_Information given:_

*-*-*

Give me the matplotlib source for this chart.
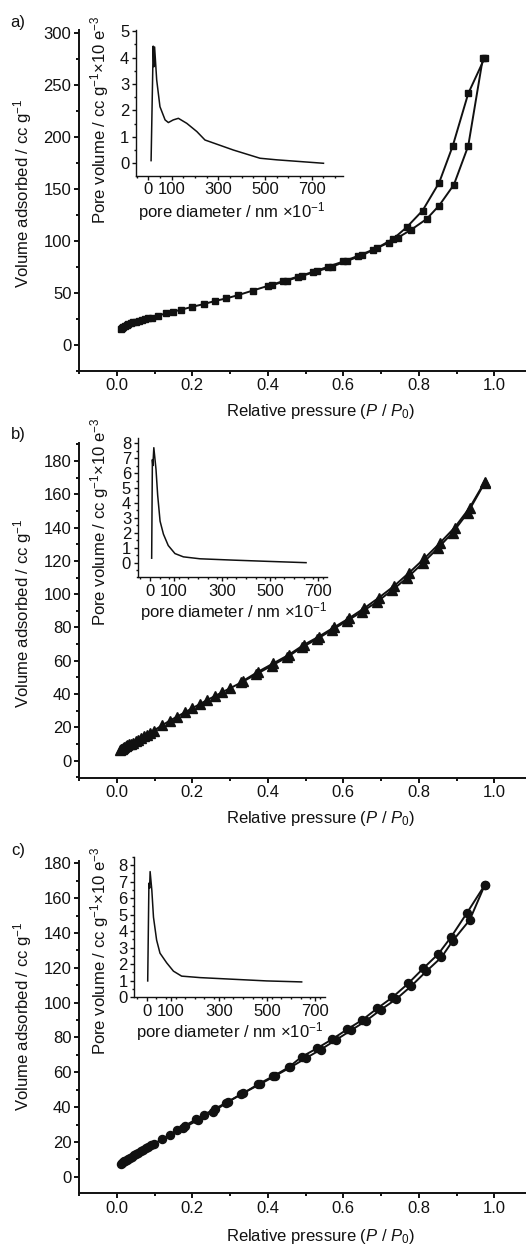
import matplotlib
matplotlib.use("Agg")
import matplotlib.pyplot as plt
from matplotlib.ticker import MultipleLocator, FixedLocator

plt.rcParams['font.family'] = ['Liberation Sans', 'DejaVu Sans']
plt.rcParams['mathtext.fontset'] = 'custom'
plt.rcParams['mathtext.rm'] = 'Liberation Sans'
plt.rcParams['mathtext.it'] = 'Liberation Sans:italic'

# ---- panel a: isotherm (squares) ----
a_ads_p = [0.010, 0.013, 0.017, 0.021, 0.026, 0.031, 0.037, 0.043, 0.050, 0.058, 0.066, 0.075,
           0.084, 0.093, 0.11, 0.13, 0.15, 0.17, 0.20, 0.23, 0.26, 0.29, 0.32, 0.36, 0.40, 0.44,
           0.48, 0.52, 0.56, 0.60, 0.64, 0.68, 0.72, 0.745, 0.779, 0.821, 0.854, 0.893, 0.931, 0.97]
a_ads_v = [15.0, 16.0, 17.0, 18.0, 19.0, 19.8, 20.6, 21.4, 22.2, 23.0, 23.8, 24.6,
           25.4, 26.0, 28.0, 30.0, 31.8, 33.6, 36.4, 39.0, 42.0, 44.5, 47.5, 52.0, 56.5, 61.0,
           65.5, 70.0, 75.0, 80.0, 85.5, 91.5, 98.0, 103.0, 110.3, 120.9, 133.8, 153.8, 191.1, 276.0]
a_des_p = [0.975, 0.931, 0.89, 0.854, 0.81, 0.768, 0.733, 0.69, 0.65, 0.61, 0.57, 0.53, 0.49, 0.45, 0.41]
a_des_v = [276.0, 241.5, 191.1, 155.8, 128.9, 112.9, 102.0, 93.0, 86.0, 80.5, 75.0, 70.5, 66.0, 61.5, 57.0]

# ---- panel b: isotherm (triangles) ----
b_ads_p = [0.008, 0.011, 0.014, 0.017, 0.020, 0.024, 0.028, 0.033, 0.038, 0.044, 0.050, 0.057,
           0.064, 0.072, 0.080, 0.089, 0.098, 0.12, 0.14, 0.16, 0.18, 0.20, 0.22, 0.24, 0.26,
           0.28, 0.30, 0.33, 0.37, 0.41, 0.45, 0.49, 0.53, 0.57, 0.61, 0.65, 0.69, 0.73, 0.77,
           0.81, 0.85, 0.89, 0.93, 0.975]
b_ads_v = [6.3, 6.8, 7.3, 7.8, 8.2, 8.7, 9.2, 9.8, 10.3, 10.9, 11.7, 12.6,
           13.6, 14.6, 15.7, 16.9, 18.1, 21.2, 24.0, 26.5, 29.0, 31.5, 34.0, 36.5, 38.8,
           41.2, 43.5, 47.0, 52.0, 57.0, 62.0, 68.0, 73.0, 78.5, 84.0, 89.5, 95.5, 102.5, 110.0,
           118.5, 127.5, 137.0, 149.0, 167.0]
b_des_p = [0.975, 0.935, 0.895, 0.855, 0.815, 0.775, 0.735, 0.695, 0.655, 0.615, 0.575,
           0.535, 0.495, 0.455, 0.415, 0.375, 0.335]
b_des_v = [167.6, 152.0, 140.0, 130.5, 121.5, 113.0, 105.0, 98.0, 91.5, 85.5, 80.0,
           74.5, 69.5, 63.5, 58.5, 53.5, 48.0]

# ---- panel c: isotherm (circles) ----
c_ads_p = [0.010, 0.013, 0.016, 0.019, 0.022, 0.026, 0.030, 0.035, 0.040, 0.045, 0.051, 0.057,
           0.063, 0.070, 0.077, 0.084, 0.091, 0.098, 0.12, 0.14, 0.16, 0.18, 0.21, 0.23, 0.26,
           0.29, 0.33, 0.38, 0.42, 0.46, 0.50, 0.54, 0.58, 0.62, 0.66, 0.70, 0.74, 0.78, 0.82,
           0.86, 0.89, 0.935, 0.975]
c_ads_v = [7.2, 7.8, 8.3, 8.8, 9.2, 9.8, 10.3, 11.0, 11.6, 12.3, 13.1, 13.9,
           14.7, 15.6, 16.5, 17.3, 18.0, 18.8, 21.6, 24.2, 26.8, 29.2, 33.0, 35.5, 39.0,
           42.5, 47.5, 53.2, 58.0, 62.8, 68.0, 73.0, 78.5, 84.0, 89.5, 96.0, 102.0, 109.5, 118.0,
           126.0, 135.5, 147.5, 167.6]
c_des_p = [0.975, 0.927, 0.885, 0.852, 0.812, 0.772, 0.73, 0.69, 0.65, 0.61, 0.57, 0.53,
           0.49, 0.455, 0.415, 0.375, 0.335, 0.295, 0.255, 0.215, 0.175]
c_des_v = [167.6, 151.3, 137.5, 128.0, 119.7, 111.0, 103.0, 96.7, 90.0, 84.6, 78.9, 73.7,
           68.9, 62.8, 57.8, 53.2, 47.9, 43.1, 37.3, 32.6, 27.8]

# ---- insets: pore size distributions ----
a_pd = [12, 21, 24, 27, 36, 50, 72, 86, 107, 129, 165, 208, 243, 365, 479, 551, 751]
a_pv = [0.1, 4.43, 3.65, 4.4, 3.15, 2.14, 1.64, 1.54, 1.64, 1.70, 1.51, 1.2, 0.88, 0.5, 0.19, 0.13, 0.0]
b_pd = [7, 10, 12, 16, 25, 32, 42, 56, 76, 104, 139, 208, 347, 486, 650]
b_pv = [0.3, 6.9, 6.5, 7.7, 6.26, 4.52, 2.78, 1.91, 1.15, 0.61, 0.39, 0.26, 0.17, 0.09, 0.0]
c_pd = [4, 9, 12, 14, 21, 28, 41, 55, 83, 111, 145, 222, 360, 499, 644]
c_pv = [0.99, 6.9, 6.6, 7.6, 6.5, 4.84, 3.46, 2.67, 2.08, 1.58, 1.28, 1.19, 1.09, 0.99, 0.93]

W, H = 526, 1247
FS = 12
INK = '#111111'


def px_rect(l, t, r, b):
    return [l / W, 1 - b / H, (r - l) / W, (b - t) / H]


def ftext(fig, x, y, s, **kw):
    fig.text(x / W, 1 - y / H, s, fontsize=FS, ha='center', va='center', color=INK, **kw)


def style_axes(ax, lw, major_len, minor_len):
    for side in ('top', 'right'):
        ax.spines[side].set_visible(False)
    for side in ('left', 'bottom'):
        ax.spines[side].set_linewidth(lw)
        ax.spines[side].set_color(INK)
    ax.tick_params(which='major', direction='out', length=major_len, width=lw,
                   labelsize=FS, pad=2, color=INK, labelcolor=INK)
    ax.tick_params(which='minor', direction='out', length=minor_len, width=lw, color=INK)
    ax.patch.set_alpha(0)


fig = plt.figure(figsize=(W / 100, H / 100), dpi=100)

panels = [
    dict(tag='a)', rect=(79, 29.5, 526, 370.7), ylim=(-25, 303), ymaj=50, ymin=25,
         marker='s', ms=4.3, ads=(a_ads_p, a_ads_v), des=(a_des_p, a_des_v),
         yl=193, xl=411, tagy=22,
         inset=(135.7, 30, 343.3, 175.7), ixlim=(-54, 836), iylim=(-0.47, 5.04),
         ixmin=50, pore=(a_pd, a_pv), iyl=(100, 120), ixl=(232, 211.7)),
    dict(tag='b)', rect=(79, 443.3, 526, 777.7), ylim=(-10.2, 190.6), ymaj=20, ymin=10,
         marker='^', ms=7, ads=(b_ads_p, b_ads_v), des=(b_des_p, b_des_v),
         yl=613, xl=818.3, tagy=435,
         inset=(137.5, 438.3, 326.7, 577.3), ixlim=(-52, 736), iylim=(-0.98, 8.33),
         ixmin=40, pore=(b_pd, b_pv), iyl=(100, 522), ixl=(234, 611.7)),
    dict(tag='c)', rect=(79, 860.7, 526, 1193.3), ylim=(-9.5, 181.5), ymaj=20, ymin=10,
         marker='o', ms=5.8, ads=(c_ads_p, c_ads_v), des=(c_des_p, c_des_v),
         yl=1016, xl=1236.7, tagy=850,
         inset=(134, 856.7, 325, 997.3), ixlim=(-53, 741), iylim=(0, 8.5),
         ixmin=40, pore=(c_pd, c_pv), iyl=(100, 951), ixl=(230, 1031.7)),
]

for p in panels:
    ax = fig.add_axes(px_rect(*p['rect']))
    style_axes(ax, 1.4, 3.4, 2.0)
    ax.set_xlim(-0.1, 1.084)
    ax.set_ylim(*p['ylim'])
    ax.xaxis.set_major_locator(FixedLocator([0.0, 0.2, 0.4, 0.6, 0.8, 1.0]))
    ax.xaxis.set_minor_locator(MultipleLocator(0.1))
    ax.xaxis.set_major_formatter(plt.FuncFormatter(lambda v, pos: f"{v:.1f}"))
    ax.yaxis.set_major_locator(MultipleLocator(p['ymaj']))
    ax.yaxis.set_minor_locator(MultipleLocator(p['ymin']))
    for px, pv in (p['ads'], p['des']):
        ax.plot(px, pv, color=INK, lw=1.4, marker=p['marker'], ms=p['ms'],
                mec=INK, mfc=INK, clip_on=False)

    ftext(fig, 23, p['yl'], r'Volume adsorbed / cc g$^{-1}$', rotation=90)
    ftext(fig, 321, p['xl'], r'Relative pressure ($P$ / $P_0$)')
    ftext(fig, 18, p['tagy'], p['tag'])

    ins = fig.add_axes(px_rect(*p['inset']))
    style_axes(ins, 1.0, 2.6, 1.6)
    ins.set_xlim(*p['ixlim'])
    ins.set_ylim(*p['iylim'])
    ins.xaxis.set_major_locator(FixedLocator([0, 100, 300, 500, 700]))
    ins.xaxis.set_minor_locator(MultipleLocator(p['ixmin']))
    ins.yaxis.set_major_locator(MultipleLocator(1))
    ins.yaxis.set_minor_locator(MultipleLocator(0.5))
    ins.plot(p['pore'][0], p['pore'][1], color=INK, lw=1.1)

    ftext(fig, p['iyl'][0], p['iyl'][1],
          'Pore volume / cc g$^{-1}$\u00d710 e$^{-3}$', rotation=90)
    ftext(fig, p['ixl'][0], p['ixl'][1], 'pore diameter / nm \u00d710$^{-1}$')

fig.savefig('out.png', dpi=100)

*-*-*

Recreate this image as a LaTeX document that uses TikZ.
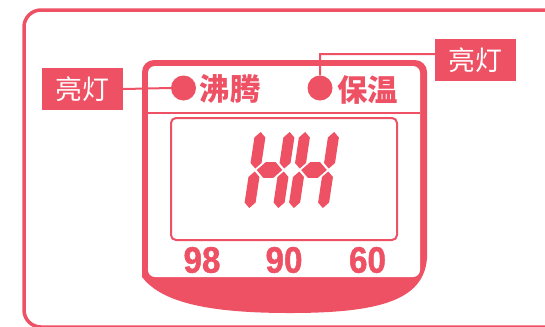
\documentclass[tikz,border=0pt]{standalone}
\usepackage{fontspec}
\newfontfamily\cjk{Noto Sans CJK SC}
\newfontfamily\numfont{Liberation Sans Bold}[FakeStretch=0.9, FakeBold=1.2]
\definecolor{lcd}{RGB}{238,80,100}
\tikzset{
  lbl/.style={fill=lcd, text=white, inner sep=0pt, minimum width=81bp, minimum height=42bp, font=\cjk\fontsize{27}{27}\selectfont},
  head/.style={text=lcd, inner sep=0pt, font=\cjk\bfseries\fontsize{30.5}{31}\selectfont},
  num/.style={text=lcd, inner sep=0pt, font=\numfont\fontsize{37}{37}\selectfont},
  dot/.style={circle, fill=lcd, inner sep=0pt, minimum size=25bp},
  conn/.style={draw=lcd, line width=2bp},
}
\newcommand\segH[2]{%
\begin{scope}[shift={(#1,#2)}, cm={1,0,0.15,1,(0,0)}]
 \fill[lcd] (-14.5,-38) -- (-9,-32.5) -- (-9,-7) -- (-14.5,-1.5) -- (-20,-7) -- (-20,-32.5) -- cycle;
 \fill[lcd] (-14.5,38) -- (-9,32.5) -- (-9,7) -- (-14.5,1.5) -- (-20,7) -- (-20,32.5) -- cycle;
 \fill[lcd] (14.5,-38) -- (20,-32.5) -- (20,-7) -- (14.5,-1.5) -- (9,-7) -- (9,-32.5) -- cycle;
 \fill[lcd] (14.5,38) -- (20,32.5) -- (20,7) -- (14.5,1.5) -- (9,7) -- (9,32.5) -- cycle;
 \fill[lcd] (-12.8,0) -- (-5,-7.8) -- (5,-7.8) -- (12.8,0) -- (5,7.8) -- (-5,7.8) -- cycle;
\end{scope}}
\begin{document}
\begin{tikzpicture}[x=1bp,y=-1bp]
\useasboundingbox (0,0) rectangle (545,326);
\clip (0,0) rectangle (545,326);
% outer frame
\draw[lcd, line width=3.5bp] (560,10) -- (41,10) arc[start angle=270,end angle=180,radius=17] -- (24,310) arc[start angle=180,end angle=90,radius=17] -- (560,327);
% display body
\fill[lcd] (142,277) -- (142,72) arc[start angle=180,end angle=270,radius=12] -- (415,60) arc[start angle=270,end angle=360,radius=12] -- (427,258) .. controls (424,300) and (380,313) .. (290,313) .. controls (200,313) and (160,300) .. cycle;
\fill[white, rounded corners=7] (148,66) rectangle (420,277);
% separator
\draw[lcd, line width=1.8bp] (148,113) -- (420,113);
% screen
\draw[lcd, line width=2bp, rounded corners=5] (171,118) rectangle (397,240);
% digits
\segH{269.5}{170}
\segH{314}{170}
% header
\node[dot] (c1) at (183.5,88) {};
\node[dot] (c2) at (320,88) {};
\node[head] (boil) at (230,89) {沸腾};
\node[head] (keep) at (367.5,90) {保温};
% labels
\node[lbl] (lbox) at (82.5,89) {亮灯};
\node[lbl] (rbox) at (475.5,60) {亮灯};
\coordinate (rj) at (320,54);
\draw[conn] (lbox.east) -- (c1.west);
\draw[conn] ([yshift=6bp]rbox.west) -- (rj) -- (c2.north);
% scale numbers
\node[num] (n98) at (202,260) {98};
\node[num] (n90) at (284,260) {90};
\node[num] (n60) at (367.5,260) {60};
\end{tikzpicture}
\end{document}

*-*-*

_Exercise prompt:_ Word for word, retype the lines in the entries above that run from the one with "Give me the matplotlib source for this chart." through the one with "plt.rcParams['mathtext.it'] = 'Liberation". Both ends count; pictures do not.

_Response below:_
Give me the matplotlib source for this chart.
import matplotlib
matplotlib.use("Agg")
import matplotlib.pyplot as plt
from matplotlib.ticker import MultipleLocator, FixedLocator

plt.rcParams['font.family'] = ['Liberation Sans', 'DejaVu Sans']
plt.rcParams['mathtext.fontset'] = 'custom'
plt.rcParams['mathtext.rm'] = 'Liberation Sans'
plt.rcParams['mathtext.it'] = 'Liberation Sans:italic'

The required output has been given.